Luigi Guiseppe and Ena Clare MOLTEDO
|First name||Luigi Guiseppe and Ena Clare|
|Country of Origin||Italy and India|
|Date of Birth||9/2/16(dec) and 17/6/23|
|Year of Arrival in Australia||c1951|
|Submitted by||Francesca Elliott|
My Father and Mother wanted to make a new start in a new homeland, as they met during World War II, my father a POW, fought for the Italian Redenta, captured by the British Army and sent to Mhow India where he volunteer to be part of the Indian Army where he met and fell in love and married my mother. Having no success to return to Italy after the war, it was suggested that Australia was a place for them, as they were not so keen to stay in India after partition. So with two small children, came to Adelaide, South Australia by the ship.
It was a long journey, my mother was recovering from TB and having two young children, found the time went quickly as her day was filled-in, where as my father planned and looked forward to starting their new life in a new country.
My mother’s first impression was a ‘tin shed’ at Fremantle Dock, she thought “what have we done?!”, thinking that this was what Australia was like. On arrival to Port Adelaide they were greeted by their friends who were there sponsors, who politely told them they couldn’t stay with them because of a misunderstanding in communication and that my parents would have to live in a boarding house, which they did and took up residence in Buxton Street, North Adelaide for the next few years. My father being a Major in the Army, and a Lawyer in Italy before the war, unfortunately did not have his documentation and even if he did, it was not recognised by Australian standard at that time, so my father took on any job he could find, sorting our nuts and bolts in a factory and taking night-classes to qualify as an accountant, which he did successfully for over 40years. The first seven years were very hard on both my father and mother, they had to endure scorn from the street they lived in because they were different, my father being Italian and my mother Anglo-Indian, even to this day my mother who is now the only survivor will not speak of those years, as it was quite painful. I do recall my father telling me once about standing in queue at an Adelaide post office and being able to speak seven different languages being spoke about by two ladies whislt waiting in line, saying, “they shouldn’t let dirty wogs be here working” and in my father’s most pleasant english speaking voice said “Madam I am no wog”, much to their dismay as they thought he couldn’t understand them. My father also helped out in the Adelaide Courts as a translator and many a time he was called upon to translate for people in trouble with little or no English spoken.

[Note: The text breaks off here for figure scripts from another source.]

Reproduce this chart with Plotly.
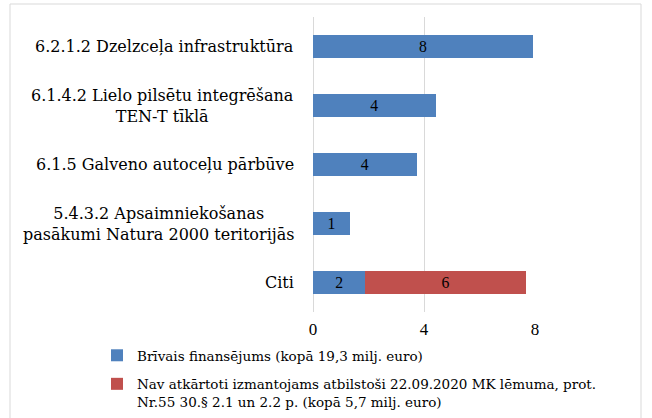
import plotly.graph_objects as go

categories = ['6.2.1.2 Dzelzceļa infrastruktūra',
              '6.1.4.2 Lielo pilsētu integrēšana<br>TEN-T tīklā',
              '6.1.5 Galveno autoceļu pārbūve',
              '5.4.3.2 Apsaimniekošanas<br>pasākumi Natura 2000 teritorijās',
              'Citi']
free_funding = [7.92, 4.43, 3.75, 1.32, 1.89]
not_reusable = [None, None, None, None, 5.77]

series_names = ['Brīvais finansējums (kopā 19,3 milj. euro)',
                'Nav atkārtoti izmantojams atbilstoši 22.09.2020 MK lēmuma, prot.<br>'
                'Nr.55 30.§ 2.1 un 2.2 p. (kopā 5,7 milj. euro)']
x_ticks = [0, 4, 8]

serif = 'DejaVu Serif, serif'
times = 'Liberation Serif, serif'
W, H = 652, 418
L, R, T, B = 313, 117, 17, 106
pw, ph = W - L - R, H - T - B

fig = go.Figure()
fig.add_trace(go.Bar(y=categories, x=free_funding, orientation='h',
                     name=series_names[0], legendgroup='a', legendrank=1,
                     marker_color='#4f81bd',
                     marker_line=dict(color='#4f81bd', width=0),
                     texttemplate='%{x:.0f}', textposition='inside',
                     insidetextanchor='middle', textangle=0,
                     textfont=dict(family=times, size=17, color='black')))
fig.add_trace(go.Bar(y=categories, x=not_reusable, orientation='h',
                     name=series_names[1], legendgroup='b', legendrank=2,
                     marker_color='#c0504d',
                     marker_line=dict(color='#c0504d', width=0),
                     texttemplate='%{x:.0f}', textposition='inside',
                     insidetextanchor='middle', textangle=0,
                     textfont=dict(family=times, size=17, color='black')))

# category labels as annotations so wrapped lines stay centred
for cat in categories:
    fig.add_annotation(x=0, xref='paper', y=cat, yref='y', text=cat,
                       xanchor='right', xshift=-17, align='center',
                       showarrow=False,
                       font=dict(family=serif, size=16, color='black'))

# chart border
fig.add_shape(type='rect', xref='paper', yref='paper',
              x0=(10 - L) / pw, x1=(641 - L) / pw,
              y0=-(440 - T - ph) / ph, y1=1 + (T - 4) / ph,
              line=dict(color='#d9d9d9', width=1))

fig.update_layout(
    width=W, height=H,
    margin=dict(l=L, r=R, t=T, b=B, autoexpand=False),
    barmode='stack', bargap=0.6,
    plot_bgcolor='white', paper_bgcolor='white',
    font=dict(family=serif, size=14, color='black'),
    showlegend=True,
    legend=dict(x=(97 - L) / pw, xanchor='left',
                y=-(340 - T - ph) / ph, yanchor='top',
                orientation='v', traceorder='grouped', tracegroupgap=8,
                valign='top',
                font=dict(family=serif, size=13.5, color='black'),
                itemwidth=30),
)
fig.update_xaxes(range=[0, 8], tickvals=x_ticks, showgrid=True,
                 gridcolor='#d9d9d9', gridwidth=1, zeroline=True,
                 zerolinecolor='#d9d9d9', zerolinewidth=1,
                 showline=False, ticks='', ticklabelstandoff=5,
                 tickfont=dict(family=times, size=17, color='black'))
fig.update_yaxes(autorange='reversed', showticklabels=False,
                 showgrid=False, showline=False, ticks='')

fig.write_html('out.html', config={'displayModeBar': False},
               post_script="document.body.style.margin='0';")
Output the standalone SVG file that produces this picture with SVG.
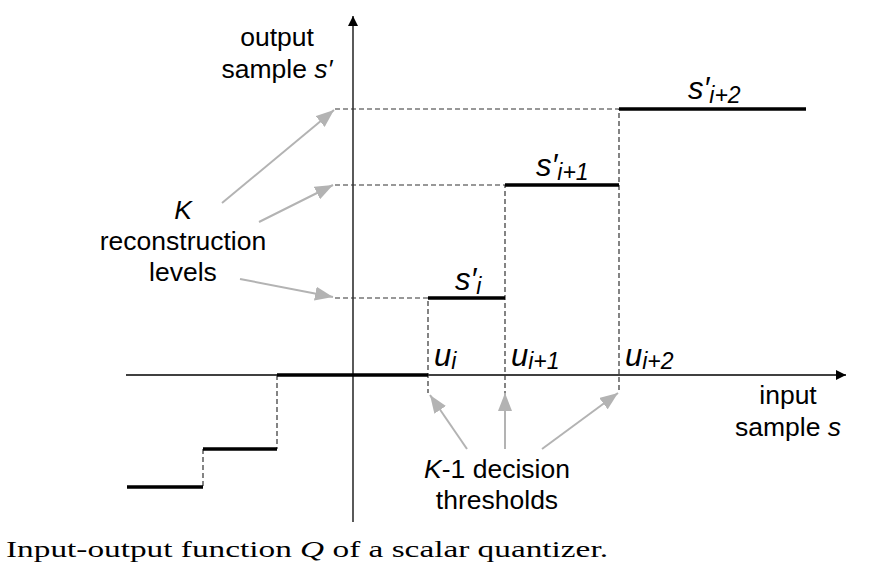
<svg xmlns="http://www.w3.org/2000/svg" width="887" height="571" viewBox="0 0 887 571">
<style>
.t{font-family:"Liberation Sans",Arial,sans-serif;font-size:26.5px;fill:#000}
.i{font-style:italic}
.lv{stroke:#000;stroke-width:3.5;fill:none}
.d{stroke:#333;stroke-width:1.2;stroke-dasharray:5,3;fill:none}
.ax{stroke:#000;stroke-width:1.3;fill:none}
.g{stroke:#b3b3b3;stroke-width:2;fill:none}
</style>
<defs>
<marker id="ah" viewBox="0 0 10 10" refX="10" refY="5" markerWidth="10" markerHeight="10" markerUnits="userSpaceOnUse" orient="auto"><path d="M0,0L10,5L0,10z" fill="#000"/></marker>
<marker id="ga" viewBox="0 0 18 14" refX="18" refY="7" markerWidth="18" markerHeight="14" markerUnits="userSpaceOnUse" orient="auto"><path d="M0,0L18,7L0,14z" fill="#b3b3b3"/></marker>
</defs>
<g id="axes">
<line class="ax" x1="353" y1="522" x2="353" y2="16" marker-end="url(#ah)"/>
<line class="ax" x1="126" y1="375" x2="846" y2="375" marker-end="url(#ah)"/>
</g>
<g id="guides">
<path class="d" d="M335,109H619V393M335,185H505V393M335,298H428V393M277,375V449M203,449V487"/>
</g>
<g id="levels">
<path class="lv" d="M619,109H806M505,185H619M428,298H505M277,375H428M203,449H277M127,487H203"/>
</g>
<g id="connectors">
<line class="g" x1="222" y1="203" x2="334" y2="110" marker-end="url(#ga)"/>
<line class="g" x1="259" y1="222" x2="333" y2="185" marker-end="url(#ga)"/>
<line class="g" x1="240" y1="279" x2="333" y2="297" marker-end="url(#ga)"/>
<line class="g" x1="467" y1="449" x2="430" y2="395" marker-end="url(#ga)"/>
<line class="g" x1="505" y1="449" x2="505" y2="393" marker-end="url(#ga)"/>
<line class="g" x1="542" y1="449" x2="618" y2="393" marker-end="url(#ga)"/>
</g>
<g id="label-output">
<text class="t" x="277" y="46" text-anchor="middle">output</text>
<text class="t" x="277" y="78" text-anchor="middle">sample <tspan class="i">s′</tspan></text>
</g>
<g id="label-recon">
<text class="t i" x="183" y="219" text-anchor="middle">K</text>
<text class="t" x="183" y="250" text-anchor="middle">reconstruction</text>
<text class="t" x="183" y="281" text-anchor="middle">levels</text>
</g>
<g id="label-thresholds">
<text class="t" x="497" y="478" text-anchor="middle"><tspan class="i">K</tspan>-1 decision</text>
<text class="t" x="497" y="509" text-anchor="middle">thresholds</text>
</g>
<g id="label-input">
<text class="t" x="788" y="404" text-anchor="middle">input</text>
<text class="t" x="788" y="436" text-anchor="middle">sample <tspan class="i">s</tspan></text>
</g>
<g id="level-labels" class="t i">
<text x="455" y="290" style="font-size:31px">s′<tspan style="font-size:23px" dy="4">i</tspan></text>
<text x="536" y="176" style="font-size:31px">s′<tspan style="font-size:23px" dy="4">i+1</tspan></text>
<text x="688" y="99" style="font-size:31px">s′<tspan style="font-size:23px" dy="4">i+2</tspan></text>
</g>
<g id="threshold-labels" class="t i">
<text x="434" y="366" style="font-size:31px">u<tspan style="font-size:23px" dy="3">i</tspan></text>
<text x="511" y="366" style="font-size:31px">u<tspan style="font-size:23px" dy="3">i+1</tspan></text>
<text x="625" y="366" style="font-size:31px">u<tspan style="font-size:23px" dy="3">i+2</tspan></text>
</g>
<g id="caption">
<text x="6" y="557" style="font-family:'Liberation Serif','Times New Roman',serif;font-size:24px" textLength="602" lengthAdjust="spacingAndGlyphs">Input-output function <tspan font-style="italic">Q</tspan> of a scalar quantizer.</text>
</g>
</svg>
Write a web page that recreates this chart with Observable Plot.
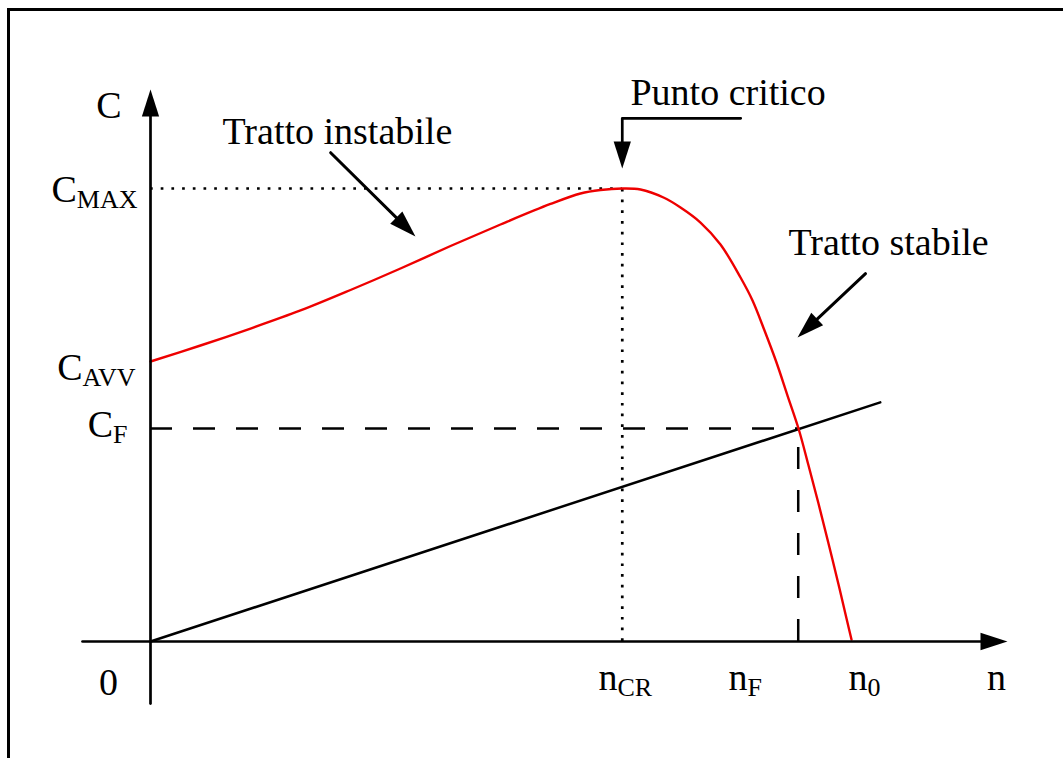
<!DOCTYPE html>
<html><head><meta charset="utf-8">
<script src="https://cdn.jsdelivr.net/npm/d3@7"></script>
<script src="https://cdn.jsdelivr.net/npm/@observablehq/plot@0.6"></script>
<style>
html,body{margin:0;padding:0;background:#fff;}
#wrap{position:relative;width:1063px;height:758px;overflow:hidden;}
#frame{position:absolute;left:7px;top:8px;width:1070px;height:770px;border-top:3px solid #000;border-left:3px solid #000;box-sizing:border-box;}
#chart{position:absolute;left:0;top:0;}
</style></head><body>
<div id="wrap"><div id="frame"></div><div id="chart"></div></div>
<script>
// ---- Data (n = speed, C = torque; arbitrary units, n0 = 100, CMAX = 100) ----
const curveN = [0, 7.13, 14.27, 21.40, 28.53, 35.66, 42.80, 49.93, 57.06, 61.34, 64.19, 67.3, 69.90, 73.18, 75.61, 78.46, 81.31, 84.17, 85.88, 87.59, 89.30, 90.87, 92.44, 93.87, 95.29, 96.72, 98.15, 99.29, 100];
const curveC = [61.81, 65.34, 69.09, 73.07, 77.59, 82.34, 87.31, 92.05, 96.58, 98.90, 99.67, 100, 99.78, 98.01, 95.81, 92.49, 87.64, 80.35, 75.28, 68.65, 61.59, 54.30, 47.02, 38.85, 30.46, 21.63, 12.58, 5.08, 0.44];
const loadN = [0, 104.1];
const loadC = [0, 52.8];
const cTickLabels = ["C_MAX", "C_AVV", "C_F"];
const cTickValues = [100, 62, 47];
const nTickLabels = ["n_CR", "n_F", "n_0"];
const nTickValues = [67.3, 92.4, 100];
const axisLabels = ["C", "n", "0"];
const annotationTexts = ["Tratto instabile", "Punto critico", "Tratto stabile"];
const annotationN = [10.27, 68.47, 91.0];
const annotationC = [109.9, 118.5, 85.4];
const arrowInstabile = [[25.7, 107.9], [37.8, 89.4]];
const arrowCritico = [[84.2, 115.5], [67.3, 115.5], [67.3, 104.4]];
const arrowStabile = [[102.0, 81.2], [92.3, 67.1]];
const axisYPath = [[0, -13.7], [0, 121.85]];
const axisXPath = [[-9.7, 0], [122.25, 0]];

// ---- Scales ----
const xOpt = {domain: [0, 100], range: [150, 851]};
const yOpt = {domain: [0, 100], range: [641, 188]};
const X = Plot.scale({x: xOpt});
const Y = Plot.scale({y: yOpt});
const FONT = "'Liberation Serif', 'Times New Roman', serif";
const FS = 38;

const headLen = 27;
const arrowHead = {
  draw(ctx, size) {
    const k = Math.sqrt(size / Math.PI);
    ctx.moveTo(0, 0);
    ctx.lineTo(-0.32 * k, k);
    ctx.lineTo(0.32 * k, k);
    ctx.closePath();
  }
};

function arrowMarks(pts, sw) {
  const a = pts[pts.length - 2], b = pts[pts.length - 1];
  const dxp = X.apply(b[0]) - X.apply(a[0]);
  const dyp = Y.apply(b[1]) - Y.apply(a[1]);
  const len = Math.hypot(dxp, dyp);
  const angle = Math.atan2(dxp, -dyp) * 180 / Math.PI;
  const back = 12;
  const endPx = [X.apply(b[0]) - dxp / len * back, Y.apply(b[1]) - dyp / len * back];
  const shaft = pts.slice(0, -1).concat([[X.invert(endPx[0]), Y.invert(endPx[1])]]);
  return [
    Plot.line(shaft, {x: d => d[0], y: d => d[1], stroke: "black", strokeWidth: sw, curve: "linear"}),
    Plot.dot([b], {x: d => d[0], y: d => d[1], symbol: arrowHead, r: headLen, rotate: angle, fill: "black", stroke: "none"})
  ];
}

const curve = curveN.map((n, i) => ({n, c: curveC[i]}));
const load = loadN.map((n, i) => ({n, c: loadC[i]}));

const cLabelOffsets = [[-13, 1], [-15, 7], [-23, -4]];
const nLabelOffsets = [[3, 48], [-53, 48], [13, 48]];

const marks = [];
// reference lines
marks.push(Plot.ruleY([cTickValues[0]], {y: d => d, x1: 0, x2: nTickValues[0], stroke: "black", strokeWidth: 2.7, strokeDasharray: "2.7,8"}));
marks.push(Plot.ruleX([nTickValues[0]], {x: d => d, y1: 0, y2: cTickValues[0], stroke: "black", strokeWidth: 2.7, strokeDasharray: "2.7,8"}));
marks.push(Plot.ruleY([cTickValues[2]], {y: d => d, x1: 0, x2: nTickValues[1], stroke: "black", strokeWidth: 2.5, strokeDasharray: "22,21"}));
marks.push(Plot.ruleX([nTickValues[1]], {x: d => d, y1: 0, y2: cTickValues[2], stroke: "black", strokeWidth: 2.5, strokeDasharray: "22,21"}));
// load line
marks.push(Plot.line(load, {x: "n", y: "c", stroke: "black", strokeWidth: 2.5}));
// motor curve
marks.push(Plot.line(curve, {x: "n", y: "c", stroke: "#ee0000", strokeWidth: 2.4, curve: "catmull-rom"}));
// axes
marks.push(...arrowMarks(axisYPath, 2.7));
marks.push(...arrowMarks(axisXPath, 2.7));
// annotation arrows
marks.push(...arrowMarks(arrowInstabile, 3));
marks.push(...arrowMarks(arrowCritico, 2.7));
marks.push(...arrowMarks(arrowStabile, 3));
// tick labels
cTickLabels.forEach((t, i) => {
  marks.push(Plot.text([t], {x: 0, y: cTickValues[i], text: d => d, textAnchor: "end", lineAnchor: "middle", dx: cLabelOffsets[i][0], dy: cLabelOffsets[i][1], fontSize: FS, fontFamily: FONT, fill: "black"}));
});
nTickLabels.forEach((t, i) => {
  marks.push(Plot.text([t], {x: nTickValues[i], y: 0, text: d => d, textAnchor: "middle", lineAnchor: "bottom", dx: nLabelOffsets[i][0], dy: nLabelOffsets[i][1], fontSize: FS, fontFamily: FONT, fill: "black"}));
});
// axis labels
marks.push(Plot.text([axisLabels[0]], {x: axisYPath[1][0], y: axisYPath[1][1], text: d => d, textAnchor: "end", lineAnchor: "bottom", dx: -29, dy: 28, fontSize: FS, fontFamily: FONT, fill: "black"}));
marks.push(Plot.text([axisLabels[1]], {x: axisXPath[1][0], y: axisXPath[1][1], text: d => d, textAnchor: "middle", lineAnchor: "bottom", dx: -11, dy: 48, fontSize: FS, fontFamily: FONT, fill: "black"}));
marks.push(Plot.text([axisLabels[2]], {x: 0, y: 0, text: d => d, textAnchor: "middle", lineAnchor: "bottom", dx: -42, dy: 53, fontSize: FS, fontFamily: FONT, fill: "black"}));
// annotation texts
marks.push(Plot.text(annotationTexts.map((t, i) => ({t, n: annotationN[i], c: annotationC[i]})), {x: "n", y: "c", text: "t", textAnchor: "start", lineAnchor: "bottom", fontSize: FS, fontFamily: FONT, fill: "black"}));

const svg = Plot.plot({
  width: 1063, height: 758, margin: 0,
  x: {...xOpt, axis: null},
  y: {...yOpt, axis: null},
  style: {background: "transparent", fontFamily: FONT, overflow: "visible"},
  marks
});

// subscripts
d3.select(svg).selectAll("text").each(function () {
  const t = this.textContent;
  const i = t.indexOf("_");
  if (i < 0) return;
  this.textContent = "";
  const sel = d3.select(this);
  sel.append("tspan").text(t.slice(0, i));
  sel.append("tspan").attr("font-size", 26).attr("dy", 6).text(t.slice(i + 1));
});

document.getElementById("chart").appendChild(svg);
</script>
</body></html>
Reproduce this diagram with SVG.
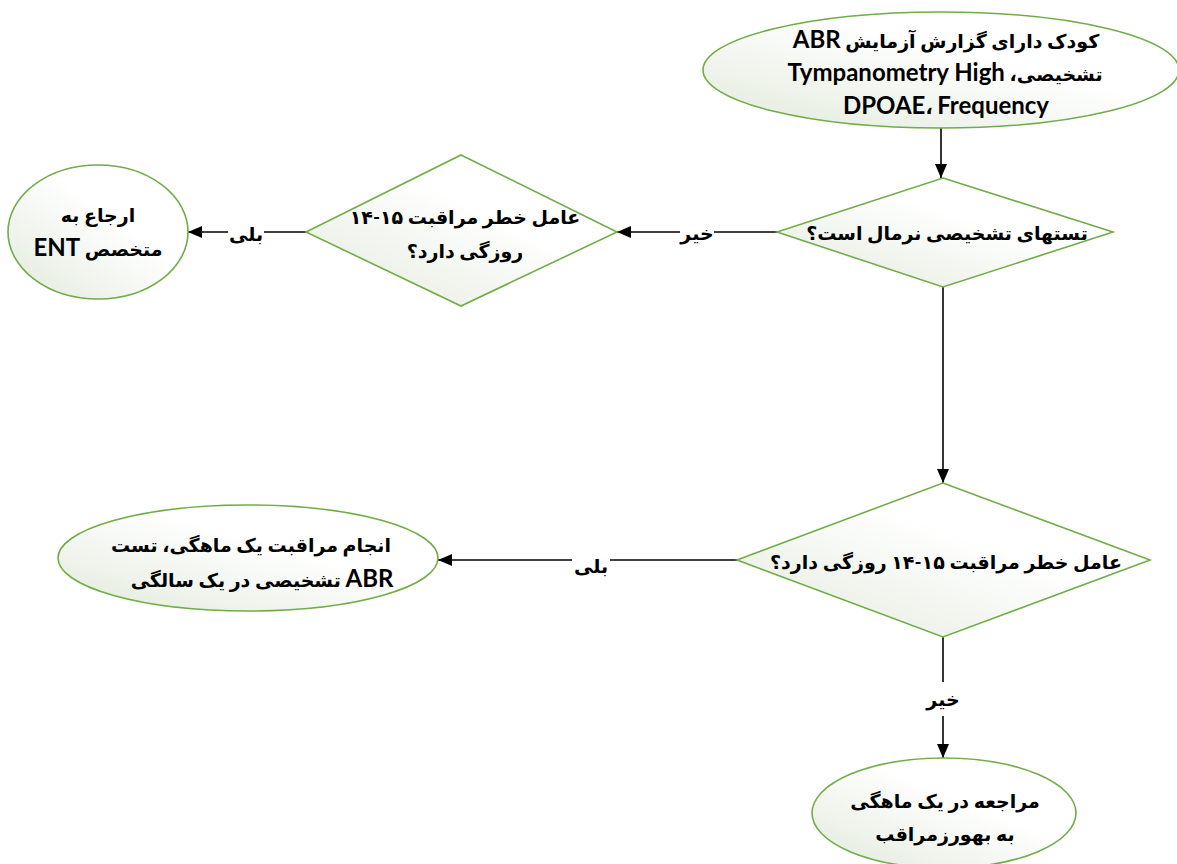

My mother and father were able to move into their Warradale home, were my mother still lives to this day, having another four children a total of six children. My father managed to give us a good home, but unfortunately we did not learn Italian, he always said “when in Rome” and insisted that we now lived in Australia. My mother stayed at home and gave us a good home life, whilst as long as I can remember my father was always working until very late in the night, then off to to work the next day, working everyday to support the family.